» **Task input**
________________________________________

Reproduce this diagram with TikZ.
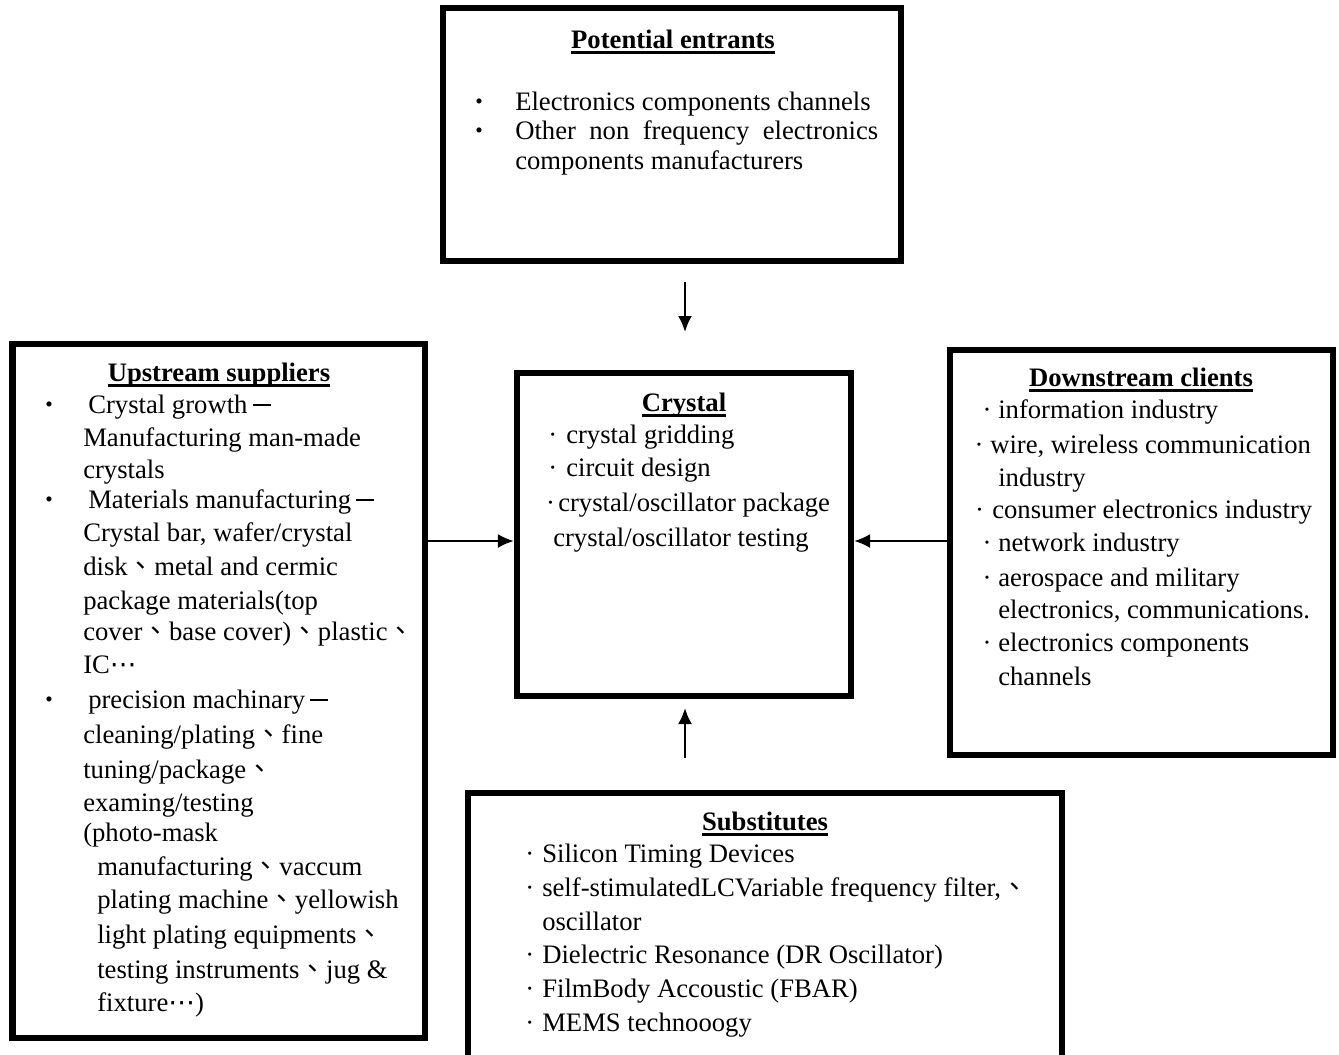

________________________________________

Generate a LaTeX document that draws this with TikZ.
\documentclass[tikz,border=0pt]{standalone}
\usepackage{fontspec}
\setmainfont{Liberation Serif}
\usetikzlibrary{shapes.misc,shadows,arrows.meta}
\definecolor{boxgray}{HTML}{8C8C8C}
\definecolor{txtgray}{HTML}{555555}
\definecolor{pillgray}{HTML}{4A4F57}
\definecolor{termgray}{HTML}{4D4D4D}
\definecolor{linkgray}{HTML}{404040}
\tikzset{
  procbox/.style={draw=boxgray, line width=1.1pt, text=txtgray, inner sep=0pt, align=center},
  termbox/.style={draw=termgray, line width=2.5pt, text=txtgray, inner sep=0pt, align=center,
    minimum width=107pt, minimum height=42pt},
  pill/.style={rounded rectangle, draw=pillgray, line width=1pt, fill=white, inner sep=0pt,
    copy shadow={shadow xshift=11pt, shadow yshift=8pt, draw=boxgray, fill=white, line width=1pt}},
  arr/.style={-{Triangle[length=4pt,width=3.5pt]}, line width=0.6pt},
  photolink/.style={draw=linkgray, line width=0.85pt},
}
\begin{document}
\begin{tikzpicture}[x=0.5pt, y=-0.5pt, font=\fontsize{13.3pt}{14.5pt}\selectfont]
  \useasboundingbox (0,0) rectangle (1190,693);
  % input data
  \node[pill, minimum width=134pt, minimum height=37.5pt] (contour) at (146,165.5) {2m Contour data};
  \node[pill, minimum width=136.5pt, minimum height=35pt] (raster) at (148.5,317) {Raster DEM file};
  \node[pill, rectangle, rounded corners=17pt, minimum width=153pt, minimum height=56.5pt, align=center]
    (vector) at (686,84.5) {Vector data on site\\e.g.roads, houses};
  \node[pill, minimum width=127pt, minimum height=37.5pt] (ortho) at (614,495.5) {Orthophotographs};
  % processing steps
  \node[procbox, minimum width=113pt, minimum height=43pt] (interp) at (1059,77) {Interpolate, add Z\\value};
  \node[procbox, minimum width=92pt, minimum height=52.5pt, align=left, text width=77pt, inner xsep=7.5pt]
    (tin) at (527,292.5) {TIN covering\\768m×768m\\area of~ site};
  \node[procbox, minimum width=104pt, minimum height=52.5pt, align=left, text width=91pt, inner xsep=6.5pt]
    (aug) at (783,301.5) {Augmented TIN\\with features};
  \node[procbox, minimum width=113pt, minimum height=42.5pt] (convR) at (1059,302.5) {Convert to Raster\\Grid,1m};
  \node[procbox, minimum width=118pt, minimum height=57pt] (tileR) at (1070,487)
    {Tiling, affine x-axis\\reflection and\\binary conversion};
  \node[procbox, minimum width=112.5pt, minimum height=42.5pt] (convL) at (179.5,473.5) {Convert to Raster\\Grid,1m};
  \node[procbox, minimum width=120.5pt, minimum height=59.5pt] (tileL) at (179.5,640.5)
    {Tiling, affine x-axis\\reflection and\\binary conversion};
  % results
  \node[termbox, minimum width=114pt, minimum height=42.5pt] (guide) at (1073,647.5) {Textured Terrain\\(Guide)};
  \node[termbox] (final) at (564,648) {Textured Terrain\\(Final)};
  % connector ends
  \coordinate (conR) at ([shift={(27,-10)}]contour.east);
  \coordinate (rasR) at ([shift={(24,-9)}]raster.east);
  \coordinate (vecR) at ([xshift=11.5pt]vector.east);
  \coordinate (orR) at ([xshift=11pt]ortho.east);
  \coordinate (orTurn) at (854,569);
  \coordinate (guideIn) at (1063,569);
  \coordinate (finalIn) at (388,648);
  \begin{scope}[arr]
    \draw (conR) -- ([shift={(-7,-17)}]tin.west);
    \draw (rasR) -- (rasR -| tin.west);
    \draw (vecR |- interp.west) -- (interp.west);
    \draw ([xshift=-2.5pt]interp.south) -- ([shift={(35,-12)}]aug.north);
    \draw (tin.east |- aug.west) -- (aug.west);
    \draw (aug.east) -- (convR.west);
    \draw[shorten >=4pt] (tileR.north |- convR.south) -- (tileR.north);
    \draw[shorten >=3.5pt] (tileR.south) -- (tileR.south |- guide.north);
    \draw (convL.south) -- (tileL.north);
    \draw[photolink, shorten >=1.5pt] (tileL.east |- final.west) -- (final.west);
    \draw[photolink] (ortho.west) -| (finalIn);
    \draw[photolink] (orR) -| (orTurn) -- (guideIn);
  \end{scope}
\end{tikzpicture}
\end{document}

________________________________________

Report how many lines of the data hold the string "this"; give only the number.

2